• _Supplied material_:
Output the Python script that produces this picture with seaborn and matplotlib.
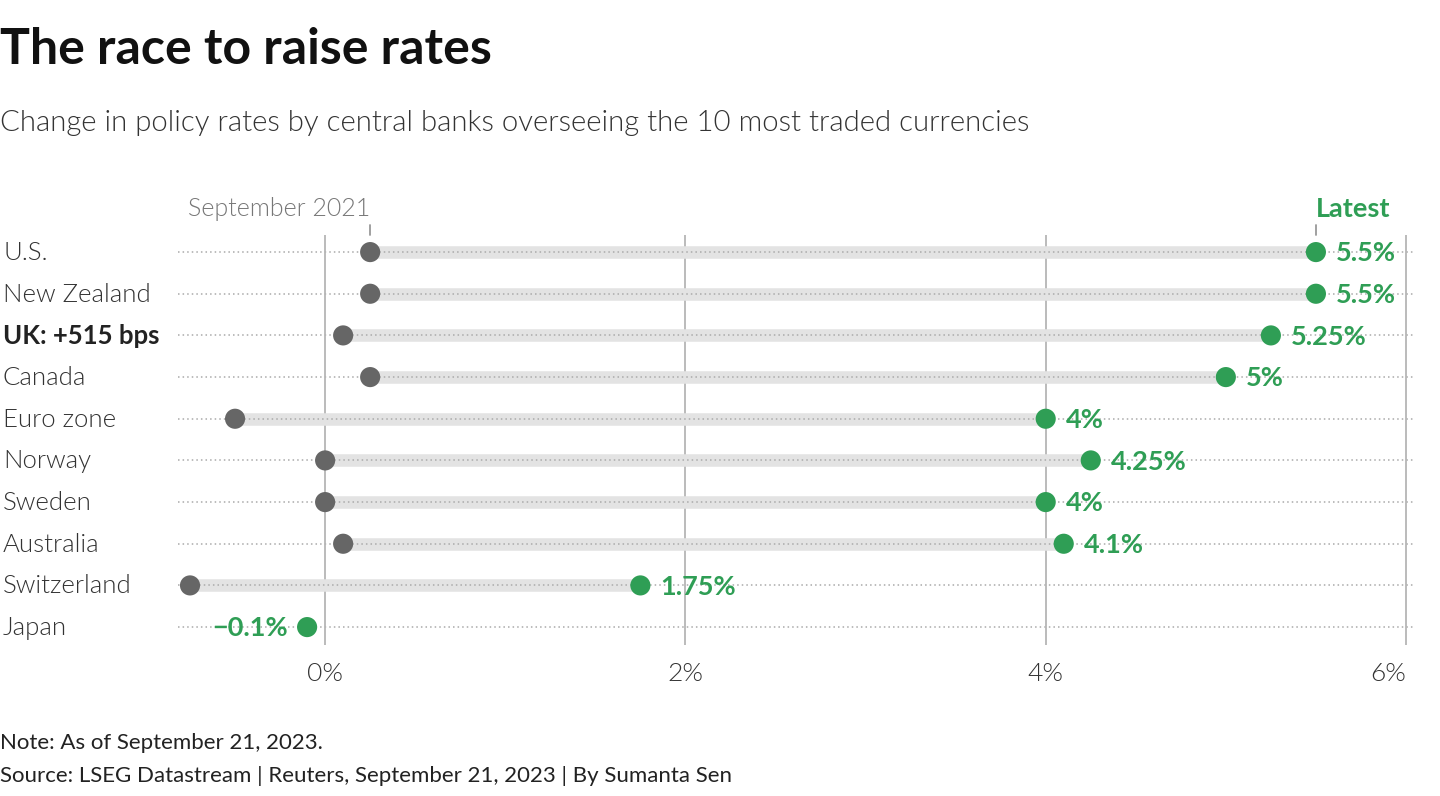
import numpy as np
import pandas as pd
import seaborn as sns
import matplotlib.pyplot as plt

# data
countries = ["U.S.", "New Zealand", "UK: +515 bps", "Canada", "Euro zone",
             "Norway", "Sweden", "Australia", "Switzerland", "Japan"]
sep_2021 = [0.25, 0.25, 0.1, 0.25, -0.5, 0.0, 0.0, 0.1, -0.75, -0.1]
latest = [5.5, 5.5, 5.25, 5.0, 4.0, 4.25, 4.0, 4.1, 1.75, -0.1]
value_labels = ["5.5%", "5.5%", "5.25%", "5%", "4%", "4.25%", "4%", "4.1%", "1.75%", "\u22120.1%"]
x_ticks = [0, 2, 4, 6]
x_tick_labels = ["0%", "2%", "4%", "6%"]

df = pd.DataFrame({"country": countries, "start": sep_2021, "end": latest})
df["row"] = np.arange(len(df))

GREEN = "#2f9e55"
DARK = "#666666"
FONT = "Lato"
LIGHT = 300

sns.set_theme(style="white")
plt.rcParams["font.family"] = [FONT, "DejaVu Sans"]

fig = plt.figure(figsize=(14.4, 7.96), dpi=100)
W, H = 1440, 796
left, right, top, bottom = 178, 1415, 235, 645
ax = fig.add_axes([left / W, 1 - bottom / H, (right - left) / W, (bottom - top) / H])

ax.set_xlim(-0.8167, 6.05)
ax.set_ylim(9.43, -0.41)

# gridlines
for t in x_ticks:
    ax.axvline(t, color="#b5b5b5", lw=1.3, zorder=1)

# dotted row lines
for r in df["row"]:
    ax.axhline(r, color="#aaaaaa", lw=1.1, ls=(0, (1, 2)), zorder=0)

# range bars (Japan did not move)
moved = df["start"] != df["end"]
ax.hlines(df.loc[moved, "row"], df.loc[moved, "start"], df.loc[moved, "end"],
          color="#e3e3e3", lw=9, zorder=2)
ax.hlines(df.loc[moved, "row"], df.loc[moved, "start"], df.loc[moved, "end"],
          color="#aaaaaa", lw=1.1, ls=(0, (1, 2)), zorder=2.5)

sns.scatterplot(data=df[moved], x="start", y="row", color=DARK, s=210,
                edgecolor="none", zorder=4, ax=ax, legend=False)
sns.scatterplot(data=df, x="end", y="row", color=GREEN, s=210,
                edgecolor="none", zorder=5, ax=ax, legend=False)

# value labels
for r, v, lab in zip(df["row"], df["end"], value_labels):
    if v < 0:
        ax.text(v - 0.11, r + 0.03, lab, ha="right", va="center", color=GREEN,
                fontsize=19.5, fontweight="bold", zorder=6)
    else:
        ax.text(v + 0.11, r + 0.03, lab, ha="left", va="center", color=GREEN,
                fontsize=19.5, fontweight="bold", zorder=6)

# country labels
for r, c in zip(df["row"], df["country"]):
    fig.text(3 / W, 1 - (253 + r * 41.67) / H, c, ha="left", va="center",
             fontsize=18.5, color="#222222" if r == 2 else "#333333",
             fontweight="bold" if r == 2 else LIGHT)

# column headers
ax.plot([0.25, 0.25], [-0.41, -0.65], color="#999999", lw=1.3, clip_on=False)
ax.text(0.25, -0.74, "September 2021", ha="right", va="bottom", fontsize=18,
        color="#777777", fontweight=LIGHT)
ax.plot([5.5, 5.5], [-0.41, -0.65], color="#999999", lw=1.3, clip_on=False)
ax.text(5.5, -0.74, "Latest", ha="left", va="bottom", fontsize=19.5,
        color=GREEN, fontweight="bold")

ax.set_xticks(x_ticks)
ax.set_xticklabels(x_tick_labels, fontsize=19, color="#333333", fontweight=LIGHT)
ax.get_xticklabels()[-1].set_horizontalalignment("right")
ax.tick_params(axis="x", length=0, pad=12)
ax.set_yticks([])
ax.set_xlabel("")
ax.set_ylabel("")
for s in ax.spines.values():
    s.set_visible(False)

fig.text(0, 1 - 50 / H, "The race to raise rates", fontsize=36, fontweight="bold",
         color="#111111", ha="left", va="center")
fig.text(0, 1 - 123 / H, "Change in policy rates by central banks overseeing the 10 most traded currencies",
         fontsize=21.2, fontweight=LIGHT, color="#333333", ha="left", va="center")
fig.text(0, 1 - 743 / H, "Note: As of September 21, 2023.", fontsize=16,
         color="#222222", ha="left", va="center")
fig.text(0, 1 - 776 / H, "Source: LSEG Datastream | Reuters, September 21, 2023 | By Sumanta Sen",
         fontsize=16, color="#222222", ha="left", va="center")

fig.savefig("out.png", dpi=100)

• _Work to do_:
Each line from the top of the material through the line containing "import matplotlib.pyplot as plt" should be reproduced exactly; please drop any images.

• _Output for this task_:
Output the Python script that produces this picture with seaborn and matplotlib.
import numpy as np
import pandas as pd
import seaborn as sns
import matplotlib.pyplot as plt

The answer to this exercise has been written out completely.